** Problem description **
Transcribe all of the data exactly. Omit the pictures.

** Recorded data **
====
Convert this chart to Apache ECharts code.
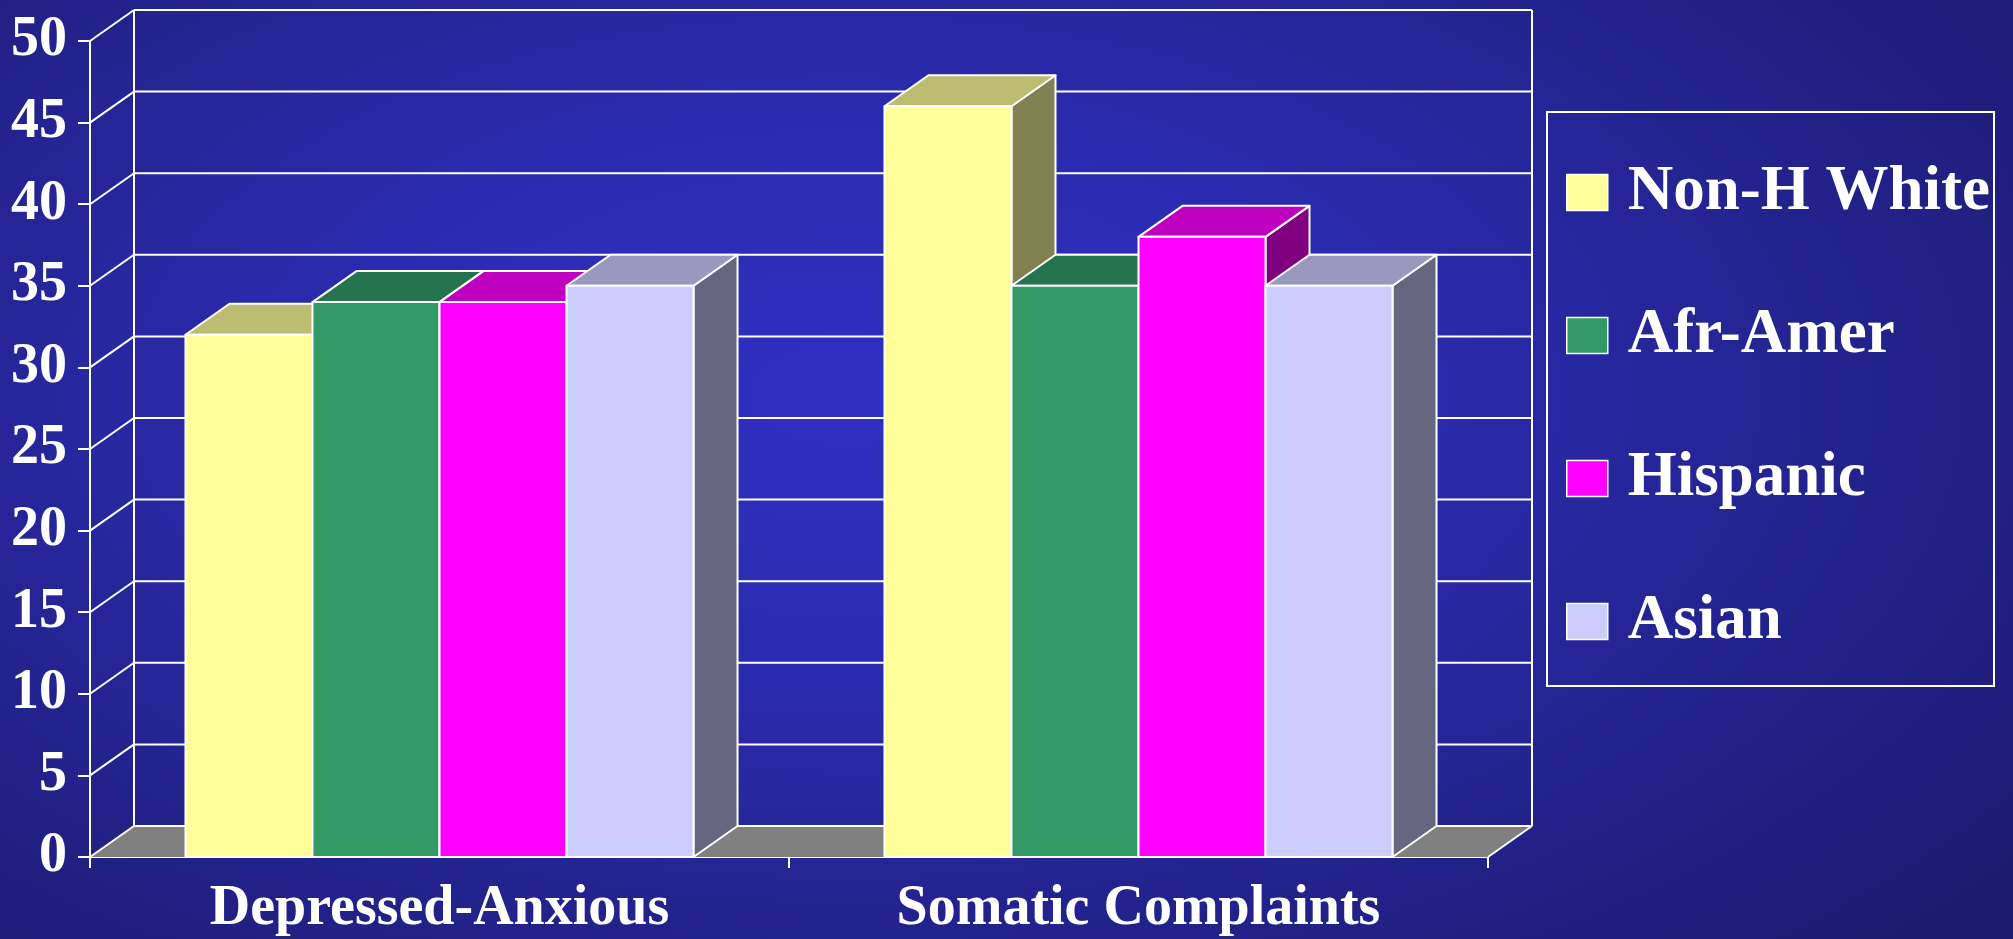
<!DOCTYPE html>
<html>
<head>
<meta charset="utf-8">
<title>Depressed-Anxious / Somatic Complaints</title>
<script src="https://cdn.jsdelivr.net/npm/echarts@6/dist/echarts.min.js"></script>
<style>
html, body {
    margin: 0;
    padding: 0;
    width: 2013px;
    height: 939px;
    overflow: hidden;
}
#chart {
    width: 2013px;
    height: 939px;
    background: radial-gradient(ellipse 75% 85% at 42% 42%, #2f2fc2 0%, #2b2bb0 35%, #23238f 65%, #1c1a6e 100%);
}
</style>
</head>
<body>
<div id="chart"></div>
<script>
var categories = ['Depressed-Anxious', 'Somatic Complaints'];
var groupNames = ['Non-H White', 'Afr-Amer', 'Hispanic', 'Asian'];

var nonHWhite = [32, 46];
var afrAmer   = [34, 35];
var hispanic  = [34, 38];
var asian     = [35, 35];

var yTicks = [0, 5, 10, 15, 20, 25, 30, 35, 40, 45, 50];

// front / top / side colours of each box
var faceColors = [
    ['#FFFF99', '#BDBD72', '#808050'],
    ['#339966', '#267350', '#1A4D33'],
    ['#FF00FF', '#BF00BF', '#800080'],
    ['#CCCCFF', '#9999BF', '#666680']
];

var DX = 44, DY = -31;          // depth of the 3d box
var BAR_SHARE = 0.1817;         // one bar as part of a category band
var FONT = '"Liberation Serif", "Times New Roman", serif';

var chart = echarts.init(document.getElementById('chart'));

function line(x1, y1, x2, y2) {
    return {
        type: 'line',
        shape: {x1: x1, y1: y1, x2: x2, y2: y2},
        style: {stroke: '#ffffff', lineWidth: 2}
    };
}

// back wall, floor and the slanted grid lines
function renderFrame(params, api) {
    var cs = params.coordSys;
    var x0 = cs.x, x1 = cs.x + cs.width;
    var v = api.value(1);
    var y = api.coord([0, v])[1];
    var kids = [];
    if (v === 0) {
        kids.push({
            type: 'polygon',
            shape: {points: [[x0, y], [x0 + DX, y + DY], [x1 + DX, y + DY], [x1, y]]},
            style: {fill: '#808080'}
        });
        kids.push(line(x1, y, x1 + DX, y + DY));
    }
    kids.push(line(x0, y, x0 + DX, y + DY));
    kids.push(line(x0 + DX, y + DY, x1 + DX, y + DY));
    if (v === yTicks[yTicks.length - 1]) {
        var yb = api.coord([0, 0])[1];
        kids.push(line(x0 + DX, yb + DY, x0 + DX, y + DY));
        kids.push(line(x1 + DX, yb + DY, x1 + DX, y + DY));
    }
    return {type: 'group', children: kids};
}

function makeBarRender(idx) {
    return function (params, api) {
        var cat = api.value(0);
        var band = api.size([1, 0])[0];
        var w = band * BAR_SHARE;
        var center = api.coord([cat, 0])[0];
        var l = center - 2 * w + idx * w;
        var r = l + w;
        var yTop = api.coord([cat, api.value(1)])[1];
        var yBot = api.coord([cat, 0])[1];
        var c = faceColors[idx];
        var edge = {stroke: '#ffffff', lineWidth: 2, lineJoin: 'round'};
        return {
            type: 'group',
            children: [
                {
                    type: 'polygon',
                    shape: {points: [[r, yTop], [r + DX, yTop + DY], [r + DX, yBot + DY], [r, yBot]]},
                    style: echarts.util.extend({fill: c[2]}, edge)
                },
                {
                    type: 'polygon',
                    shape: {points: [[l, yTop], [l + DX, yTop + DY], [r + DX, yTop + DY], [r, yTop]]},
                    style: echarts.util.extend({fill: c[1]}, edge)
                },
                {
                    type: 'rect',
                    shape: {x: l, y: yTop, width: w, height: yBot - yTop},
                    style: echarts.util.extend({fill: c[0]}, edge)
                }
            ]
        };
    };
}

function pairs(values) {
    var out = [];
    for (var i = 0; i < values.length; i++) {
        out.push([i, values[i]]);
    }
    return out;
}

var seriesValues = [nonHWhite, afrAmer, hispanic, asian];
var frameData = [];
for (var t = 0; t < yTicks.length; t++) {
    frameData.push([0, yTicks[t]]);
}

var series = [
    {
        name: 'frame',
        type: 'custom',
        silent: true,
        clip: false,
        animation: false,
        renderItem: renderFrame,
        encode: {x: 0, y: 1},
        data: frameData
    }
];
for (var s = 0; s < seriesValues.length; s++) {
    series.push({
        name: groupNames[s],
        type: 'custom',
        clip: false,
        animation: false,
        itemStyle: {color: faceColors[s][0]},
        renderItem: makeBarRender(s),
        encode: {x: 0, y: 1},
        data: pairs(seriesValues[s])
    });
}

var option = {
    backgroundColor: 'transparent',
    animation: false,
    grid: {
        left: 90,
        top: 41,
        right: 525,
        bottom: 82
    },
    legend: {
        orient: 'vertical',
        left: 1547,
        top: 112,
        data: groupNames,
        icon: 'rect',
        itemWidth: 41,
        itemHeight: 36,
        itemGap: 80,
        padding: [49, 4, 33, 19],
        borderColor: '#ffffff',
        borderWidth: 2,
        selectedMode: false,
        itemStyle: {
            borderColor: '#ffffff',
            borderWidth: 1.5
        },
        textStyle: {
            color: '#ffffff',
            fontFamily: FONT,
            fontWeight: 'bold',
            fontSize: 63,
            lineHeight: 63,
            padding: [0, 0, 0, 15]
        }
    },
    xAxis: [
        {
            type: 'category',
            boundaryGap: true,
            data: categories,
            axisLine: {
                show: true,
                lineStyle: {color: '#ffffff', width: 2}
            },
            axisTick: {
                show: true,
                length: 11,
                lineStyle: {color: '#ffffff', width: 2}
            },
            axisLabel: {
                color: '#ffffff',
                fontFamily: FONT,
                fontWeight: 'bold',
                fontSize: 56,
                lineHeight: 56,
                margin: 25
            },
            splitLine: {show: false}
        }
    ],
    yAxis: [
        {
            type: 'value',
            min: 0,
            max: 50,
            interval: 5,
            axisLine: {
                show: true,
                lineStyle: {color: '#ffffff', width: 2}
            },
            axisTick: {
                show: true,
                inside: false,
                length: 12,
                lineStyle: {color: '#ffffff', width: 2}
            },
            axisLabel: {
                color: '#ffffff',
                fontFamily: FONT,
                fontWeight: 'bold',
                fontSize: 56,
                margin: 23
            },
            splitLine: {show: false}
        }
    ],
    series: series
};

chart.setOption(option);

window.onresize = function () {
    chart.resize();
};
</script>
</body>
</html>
====
** Worked solution **
Convert this chart to Apache ECharts code.
<!DOCTYPE html>
<html>
<head>
<meta charset="utf-8">
<title>Depressed-Anxious / Somatic Complaints</title>
<script src="https://cdn.jsdelivr.net/npm/echarts@6/dist/echarts.min.js"></script>
<style>
html, body {
    margin: 0;
    padding: 0;
    width: 2013px;
    height: 939px;
    overflow: hidden;
}
#chart {
    width: 2013px;
    height: 939px;
    background: radial-gradient(ellipse 75% 85% at 42% 42%, #2f2fc2 0%, #2b2bb0 35%, #23238f 65%, #1c1a6e 100%);
}
</style>
</head>
<body>
<div id="chart"></div>
<script>
var categories = ['Depressed-Anxious', 'Somatic Complaints'];
var groupNames = ['Non-H White', 'Afr-Amer', 'Hispanic', 'Asian'];

var nonHWhite = [32, 46];
var afrAmer   = [34, 35];
var hispanic  = [34, 38];
var asian     = [35, 35];

var yTicks = [0, 5, 10, 15, 20, 25, 30, 35, 40, 45, 50];

// front / top / side colours of each box
var faceColors = [
    ['#FFFF99', '#BDBD72', '#808050'],
    ['#339966', '#267350', '#1A4D33'],
    ['#FF00FF', '#BF00BF', '#800080'],
    ['#CCCCFF', '#9999BF', '#666680']
];

var DX = 44, DY = -31;          // depth of the 3d box
var BAR_SHARE = 0.1817;         // one bar as part of a category band
var FONT = '"Liberation Serif", "Times New Roman", serif';

var chart = echarts.init(document.getElementById('chart'));

function line(x1, y1, x2, y2) {
    return {
        type: 'line',
        shape: {x1: x1, y1: y1, x2: x2, y2: y2},
        style: {stroke: '#ffffff', lineWidth: 2}
    };
}

// back wall, floor and the slanted grid lines
function renderFrame(params, api) {
    var cs = params.coordSys;
    var x0 = cs.x, x1 = cs.x + cs.width;
    var v = api.value(1);
    var y = api.coord([0, v])[1];
    var kids = [];
    if (v === 0) {
        kids.push({
            type: 'polygon',
            shape: {points: [[x0, y], [x0 + DX, y + DY], [x1 + DX, y + DY], [x1, y]]},
            style: {fill: '#808080'}
        });
        kids.push(line(x1, y, x1 + DX, y + DY));
    }
    kids.push(line(x0, y, x0 + DX, y + DY));
    kids.push(line(x0 + DX, y + DY, x1 + DX, y + DY));
    if (v === yTicks[yTicks.length - 1]) {
        var yb = api.coord([0, 0])[1];
        kids.push(line(x0 + DX, yb + DY, x0 + DX, y + DY));
        kids.push(line(x1 + DX, yb + DY, x1 + DX, y + DY));
    }
    return {type: 'group', children: kids};
}

function makeBarRender(idx) {
    return function (params, api) {
        var cat = api.value(0);
        var band = api.size([1, 0])[0];
        var w = band * BAR_SHARE;
        var center = api.coord([cat, 0])[0];
        var l = center - 2 * w + idx * w;
        var r = l + w;
        var yTop = api.coord([cat, api.value(1)])[1];
        var yBot = api.coord([cat, 0])[1];
        var c = faceColors[idx];
        var edge = {stroke: '#ffffff', lineWidth: 2, lineJoin: 'round'};
        return {
            type: 'group',
            children: [
                {
                    type: 'polygon',
                    shape: {points: [[r, yTop], [r + DX, yTop + DY], [r + DX, yBot + DY], [r, yBot]]},
                    style: echarts.util.extend({fill: c[2]}, edge)
                },
                {
                    type: 'polygon',
                    shape: {points: [[l, yTop], [l + DX, yTop + DY], [r + DX, yTop + DY], [r, yTop]]},
                    style: echarts.util.extend({fill: c[1]}, edge)
                },
                {
                    type: 'rect',
                    shape: {x: l, y: yTop, width: w, height: yBot - yTop},
                    style: echarts.util.extend({fill: c[0]}, edge)
                }
            ]
        };
    };
}

function pairs(values) {
    var out = [];
    for (var i = 0; i < values.length; i++) {
        out.push([i, values[i]]);
    }
    return out;
}

var seriesValues = [nonHWhite, afrAmer, hispanic, asian];
var frameData = [];
for (var t = 0; t < yTicks.length; t++) {
    frameData.push([0, yTicks[t]]);
}

var series = [
    {
        name: 'frame',
        type: 'custom',
        silent: true,
        clip: false,
        animation: false,
        renderItem: renderFrame,
        encode: {x: 0, y: 1},
        data: frameData
    }
];
for (var s = 0; s < seriesValues.length; s++) {
    series.push({
        name: groupNames[s],
        type: 'custom',
        clip: false,
        animation: false,
        itemStyle: {color: faceColors[s][0]},
        renderItem: makeBarRender(s),
        encode: {x: 0, y: 1},
        data: pairs(seriesValues[s])
    });
}

var option = {
    backgroundColor: 'transparent',
    animation: false,
    grid: {
        left: 90,
        top: 41,
        right: 525,
        bottom: 82
    },
    legend: {
        orient: 'vertical',
        left: 1547,
        top: 112,
        data: groupNames,
        icon: 'rect',
        itemWidth: 41,
        itemHeight: 36,
        itemGap: 80,
        padding: [49, 4, 33, 19],
        borderColor: '#ffffff',
        borderWidth: 2,
        selectedMode: false,
        itemStyle: {
            borderColor: '#ffffff',
            borderWidth: 1.5
        },
        textStyle: {
            color: '#ffffff',
            fontFamily: FONT,
            fontWeight: 'bold',
            fontSize: 63,
            lineHeight: 63,
            padding: [0, 0, 0, 15]
        }
    },
    xAxis: [
        {
            type: 'category',
            boundaryGap: true,
            data: categories,
            axisLine: {
                show: true,
                lineStyle: {color: '#ffffff', width: 2}
            },
            axisTick: {
                show: true,
                length: 11,
                lineStyle: {color: '#ffffff', width: 2}
            },
            axisLabel: {
                color: '#ffffff',
                fontFamily: FONT,
                fontWeight: 'bold',
                fontSize: 56,
                lineHeight: 56,
                margin: 25
            },
            splitLine: {show: false}
        }
    ],
    yAxis: [
        {
            type: 'value',
            min: 0,
            max: 50,
            interval: 5,
            axisLine: {
                show: true,
                lineStyle: {color: '#ffffff', width: 2}
            },
            axisTick: {
                show: true,
                inside: false,
                length: 12,
                lineStyle: {color: '#ffffff', width: 2}
            },
            axisLabel: {
                color: '#ffffff',
                fontFamily: FONT,
                fontWeight: 'bold',
                fontSize: 56,
                margin: 23
            },
            splitLine: {show: false}
        }
    ],
    series: series
};

chart.setOption(option);

window.onresize = function () {
    chart.resize();
};
</script>
</body>
</html>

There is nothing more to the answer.